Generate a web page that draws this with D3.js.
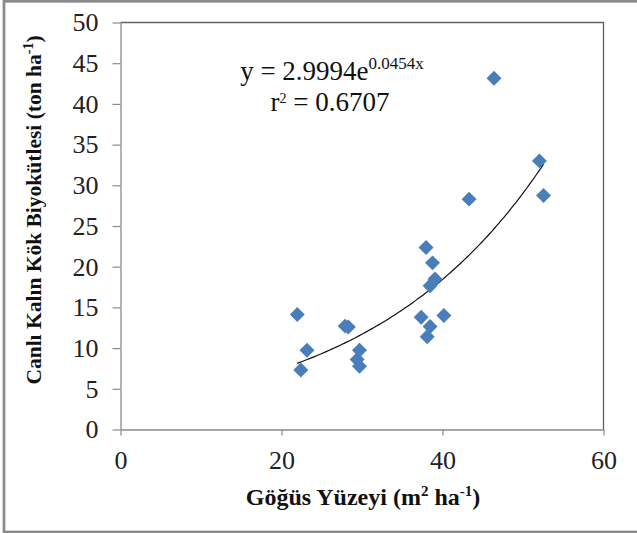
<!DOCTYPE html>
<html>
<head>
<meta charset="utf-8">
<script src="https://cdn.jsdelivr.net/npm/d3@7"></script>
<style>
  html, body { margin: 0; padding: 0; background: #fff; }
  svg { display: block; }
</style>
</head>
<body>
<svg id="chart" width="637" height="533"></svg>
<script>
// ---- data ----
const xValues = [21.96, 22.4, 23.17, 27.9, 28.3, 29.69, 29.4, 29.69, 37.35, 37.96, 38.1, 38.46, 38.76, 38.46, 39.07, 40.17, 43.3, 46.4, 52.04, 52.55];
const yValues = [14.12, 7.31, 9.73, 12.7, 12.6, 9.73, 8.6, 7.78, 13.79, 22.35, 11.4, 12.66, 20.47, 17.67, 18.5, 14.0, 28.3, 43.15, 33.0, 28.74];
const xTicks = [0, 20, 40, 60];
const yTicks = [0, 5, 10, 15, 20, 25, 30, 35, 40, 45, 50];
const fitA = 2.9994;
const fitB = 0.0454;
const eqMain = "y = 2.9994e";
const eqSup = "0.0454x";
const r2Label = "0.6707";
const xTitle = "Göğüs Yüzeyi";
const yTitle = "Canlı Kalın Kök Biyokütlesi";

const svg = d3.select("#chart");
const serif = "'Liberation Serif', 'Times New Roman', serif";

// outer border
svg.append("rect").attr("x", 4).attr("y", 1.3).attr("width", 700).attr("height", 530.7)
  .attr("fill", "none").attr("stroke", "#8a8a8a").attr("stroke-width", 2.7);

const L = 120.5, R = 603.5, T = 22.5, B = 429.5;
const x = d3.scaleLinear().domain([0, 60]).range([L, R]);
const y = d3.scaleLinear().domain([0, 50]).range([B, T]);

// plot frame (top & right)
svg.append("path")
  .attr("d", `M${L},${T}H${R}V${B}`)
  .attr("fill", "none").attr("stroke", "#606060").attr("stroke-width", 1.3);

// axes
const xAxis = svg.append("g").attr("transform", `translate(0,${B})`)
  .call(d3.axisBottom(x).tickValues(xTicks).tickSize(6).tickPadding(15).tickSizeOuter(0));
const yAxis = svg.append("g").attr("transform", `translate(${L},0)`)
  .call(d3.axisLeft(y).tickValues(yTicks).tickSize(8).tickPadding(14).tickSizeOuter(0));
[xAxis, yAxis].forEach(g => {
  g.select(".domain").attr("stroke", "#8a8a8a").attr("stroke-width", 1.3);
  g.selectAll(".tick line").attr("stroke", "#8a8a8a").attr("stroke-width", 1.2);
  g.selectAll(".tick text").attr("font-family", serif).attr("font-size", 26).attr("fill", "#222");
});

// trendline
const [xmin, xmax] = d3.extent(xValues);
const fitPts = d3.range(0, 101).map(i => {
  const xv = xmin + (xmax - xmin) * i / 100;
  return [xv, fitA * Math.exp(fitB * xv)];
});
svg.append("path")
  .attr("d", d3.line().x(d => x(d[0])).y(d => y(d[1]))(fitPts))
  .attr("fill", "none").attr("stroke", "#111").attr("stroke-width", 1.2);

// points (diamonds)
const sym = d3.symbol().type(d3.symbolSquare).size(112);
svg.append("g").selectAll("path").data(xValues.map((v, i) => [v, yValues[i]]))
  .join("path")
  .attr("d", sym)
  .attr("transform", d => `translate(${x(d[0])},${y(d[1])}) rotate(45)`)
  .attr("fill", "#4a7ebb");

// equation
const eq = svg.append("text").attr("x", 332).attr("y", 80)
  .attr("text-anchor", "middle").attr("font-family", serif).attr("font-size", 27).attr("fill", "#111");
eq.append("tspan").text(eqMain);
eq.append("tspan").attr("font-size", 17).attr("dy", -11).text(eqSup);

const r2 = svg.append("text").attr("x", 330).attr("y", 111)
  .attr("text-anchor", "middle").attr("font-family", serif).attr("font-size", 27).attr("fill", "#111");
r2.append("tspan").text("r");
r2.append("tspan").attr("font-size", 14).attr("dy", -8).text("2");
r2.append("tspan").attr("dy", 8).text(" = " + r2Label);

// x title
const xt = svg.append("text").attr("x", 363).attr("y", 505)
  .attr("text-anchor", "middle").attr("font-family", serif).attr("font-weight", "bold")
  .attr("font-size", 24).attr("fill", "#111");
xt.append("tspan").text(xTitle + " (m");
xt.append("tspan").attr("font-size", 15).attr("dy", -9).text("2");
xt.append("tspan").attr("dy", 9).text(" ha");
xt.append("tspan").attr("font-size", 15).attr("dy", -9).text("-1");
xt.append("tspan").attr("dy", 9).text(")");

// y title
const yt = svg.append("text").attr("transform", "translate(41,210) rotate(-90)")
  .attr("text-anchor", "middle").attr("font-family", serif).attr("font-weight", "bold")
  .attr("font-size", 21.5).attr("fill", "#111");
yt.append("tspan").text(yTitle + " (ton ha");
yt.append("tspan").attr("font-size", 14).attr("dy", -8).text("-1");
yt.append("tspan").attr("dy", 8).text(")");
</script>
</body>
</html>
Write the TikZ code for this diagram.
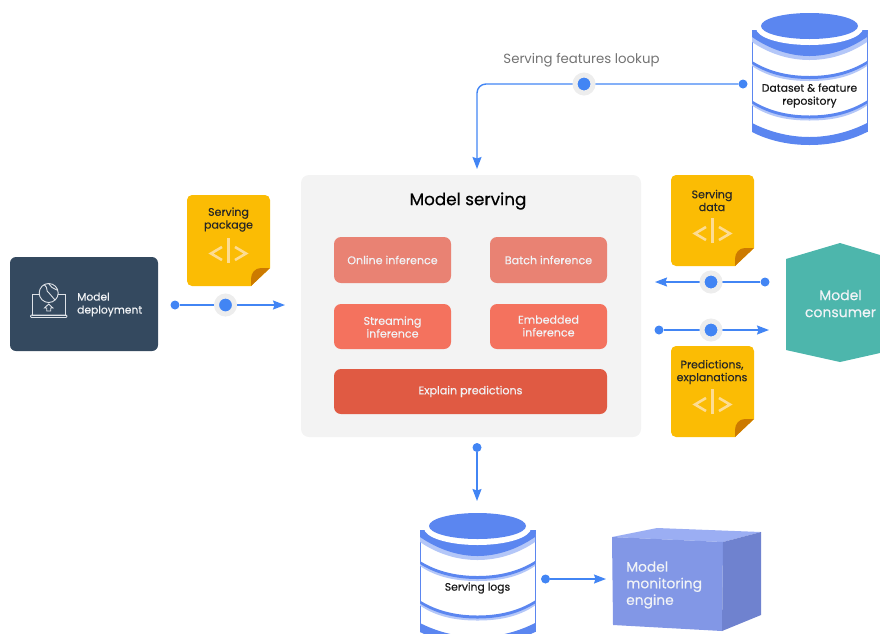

- _Short problem_
Go through the material above and print all of it exactly, except the pictures.

- _Solution to the exercise_
Generate a web page that draws this with D3.js.
<!DOCTYPE html>
<html>
<head>
<meta charset="utf-8">
<script src="https://cdn.jsdelivr.net/npm/d3@7"></script>
<style>
  html, body { margin: 0; padding: 0; background: #fff; }
  svg { display: block; }
</style>
</head>
<body>
<svg id="chart" width="637" height="533"></svg>
<script>
// ---- data ----
const xValues = [21.96, 22.4, 23.17, 27.9, 28.3, 29.69, 29.4, 29.69, 37.35, 37.96, 38.1, 38.46, 38.76, 38.46, 39.07, 40.17, 43.3, 46.4, 52.04, 52.55];
const yValues = [14.12, 7.31, 9.73, 12.7, 12.6, 9.73, 8.6, 7.78, 13.79, 22.35, 11.4, 12.66, 20.47, 17.67, 18.5, 14.0, 28.3, 43.15, 33.0, 28.74];
const xTicks = [0, 20, 40, 60];
const yTicks = [0, 5, 10, 15, 20, 25, 30, 35, 40, 45, 50];
const fitA = 2.9994;
const fitB = 0.0454;
const eqMain = "y = 2.9994e";
const eqSup = "0.0454x";
const r2Label = "0.6707";
const xTitle = "Göğüs Yüzeyi";
const yTitle = "Canlı Kalın Kök Biyokütlesi";

const svg = d3.select("#chart");
const serif = "'Liberation Serif', 'Times New Roman', serif";

// outer border
svg.append("rect").attr("x", 4).attr("y", 1.3).attr("width", 700).attr("height", 530.7)
  .attr("fill", "none").attr("stroke", "#8a8a8a").attr("stroke-width", 2.7);

const L = 120.5, R = 603.5, T = 22.5, B = 429.5;
const x = d3.scaleLinear().domain([0, 60]).range([L, R]);
const y = d3.scaleLinear().domain([0, 50]).range([B, T]);

// plot frame (top & right)
svg.append("path")
  .attr("d", `M${L},${T}H${R}V${B}`)
  .attr("fill", "none").attr("stroke", "#606060").attr("stroke-width", 1.3);

// axes
const xAxis = svg.append("g").attr("transform", `translate(0,${B})`)
  .call(d3.axisBottom(x).tickValues(xTicks).tickSize(6).tickPadding(15).tickSizeOuter(0));
const yAxis = svg.append("g").attr("transform", `translate(${L},0)`)
  .call(d3.axisLeft(y).tickValues(yTicks).tickSize(8).tickPadding(14).tickSizeOuter(0));
[xAxis, yAxis].forEach(g => {
  g.select(".domain").attr("stroke", "#8a8a8a").attr("stroke-width", 1.3);
  g.selectAll(".tick line").attr("stroke", "#8a8a8a").attr("stroke-width", 1.2);
  g.selectAll(".tick text").attr("font-family", serif).attr("font-size", 26).attr("fill", "#222");
});

// trendline
const [xmin, xmax] = d3.extent(xValues);
const fitPts = d3.range(0, 101).map(i => {
  const xv = xmin + (xmax - xmin) * i / 100;
  return [xv, fitA * Math.exp(fitB * xv)];
});
svg.append("path")
  .attr("d", d3.line().x(d => x(d[0])).y(d => y(d[1]))(fitPts))
  .attr("fill", "none").attr("stroke", "#111").attr("stroke-width", 1.2);

// points (diamonds)
const sym = d3.symbol().type(d3.symbolSquare).size(112);
svg.append("g").selectAll("path").data(xValues.map((v, i) => [v, yValues[i]]))
  .join("path")
  .attr("d", sym)
  .attr("transform", d => `translate(${x(d[0])},${y(d[1])}) rotate(45)`)
  .attr("fill", "#4a7ebb");

// equation
const eq = svg.append("text").attr("x", 332).attr("y", 80)
  .attr("text-anchor", "middle").attr("font-family", serif).attr("font-size", 27).attr("fill", "#111");
eq.append("tspan").text(eqMain);
eq.append("tspan").attr("font-size", 17).attr("dy", -11).text(eqSup);

const r2 = svg.append("text").attr("x", 330).attr("y", 111)
  .attr("text-anchor", "middle").attr("font-family", serif).attr("font-size", 27).attr("fill", "#111");
r2.append("tspan").text("r");
r2.append("tspan").attr("font-size", 14).attr("dy", -8).text("2");
r2.append("tspan").attr("dy", 8).text(" = " + r2Label);

// x title
const xt = svg.append("text").attr("x", 363).attr("y", 505)
  .attr("text-anchor", "middle").attr("font-family", serif).attr("font-weight", "bold")
  .attr("font-size", 24).attr("fill", "#111");
xt.append("tspan").text(xTitle + " (m");
xt.append("tspan").attr("font-size", 15).attr("dy", -9).text("2");
xt.append("tspan").attr("dy", 9).text(" ha");
xt.append("tspan").attr("font-size", 15).attr("dy", -9).text("-1");
xt.append("tspan").attr("dy", 9).text(")");

// y title
const yt = svg.append("text").attr("transform", "translate(41,210) rotate(-90)")
  .attr("text-anchor", "middle").attr("font-family", serif).attr("font-weight", "bold")
  .attr("font-size", 21.5).attr("fill", "#111");
yt.append("tspan").text(yTitle + " (ton ha");
yt.append("tspan").attr("font-size", 14).attr("dy", -8).text("-1");
yt.append("tspan").attr("dy", 8).text(")");
</script>
</body>
</html>
Write the TikZ code for this diagram.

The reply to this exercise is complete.